If you are familiar with the question of whether a tree, falling in the forest, when no one is around, makes a sound, that question is frequently associated with George Berkeley, whose philosophy of idealism—meaning that everything is composed of ideas—is frequently presented in its least plausible and most absurd form. The least plausible and most absurd form of presenting Berkeley’s view begins with other people’s view on which there is a world in your mind, and a world “out there” and Berkeley wants to erase the world out there. It is not just that sounds and colors are merely products of your mind, but shapes, and all of the physical properties of things, and in fact, the whole tangible world. Basically everything is in your mind. This, Berkeley says, is just common sense! It’s the view that everyone has until philosophers come along and mess things up!
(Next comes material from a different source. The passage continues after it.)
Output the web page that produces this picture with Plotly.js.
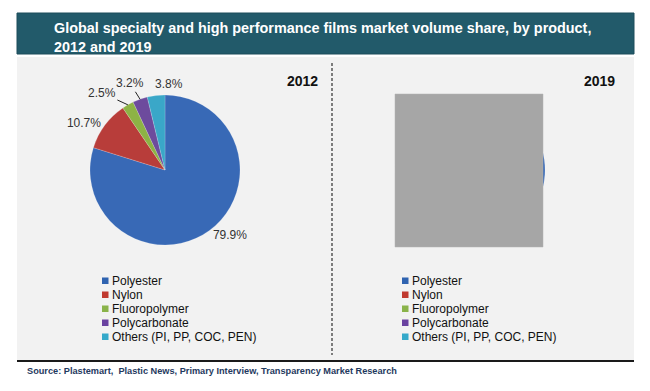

Framed this way, Berkeley seems like some sort of clown or fool, because, no one would think he could say this with a straight face.
As an aside, I did not anticipate writing about trees as much as I’ve wound up writing about trees.
In Three Dialogues Between Hylas and Philonous, which is an often maligned (see above), but exceptional, piece of philosophy (it has come to be one of my favorites after teaching it many times), Berkeley uses the characters of Philonous (essentially his own mouthpiece) and Hylus (standing in for various other views, and essentially trying to defend the existence of material substance) to popularize the arguments for his views. He tries to show that the arguments that led people to think color and sound were just in the mind will extend to other qualities, and that material substance is an incoherent postulate, and so on, and one can certainly come away with the picture described above. At one point Philonous says he is willing to rest his whole case on whether, essentially, Hylus can imagine a mind-independent tree. This is sometimes called Berkeley’s Master Argument.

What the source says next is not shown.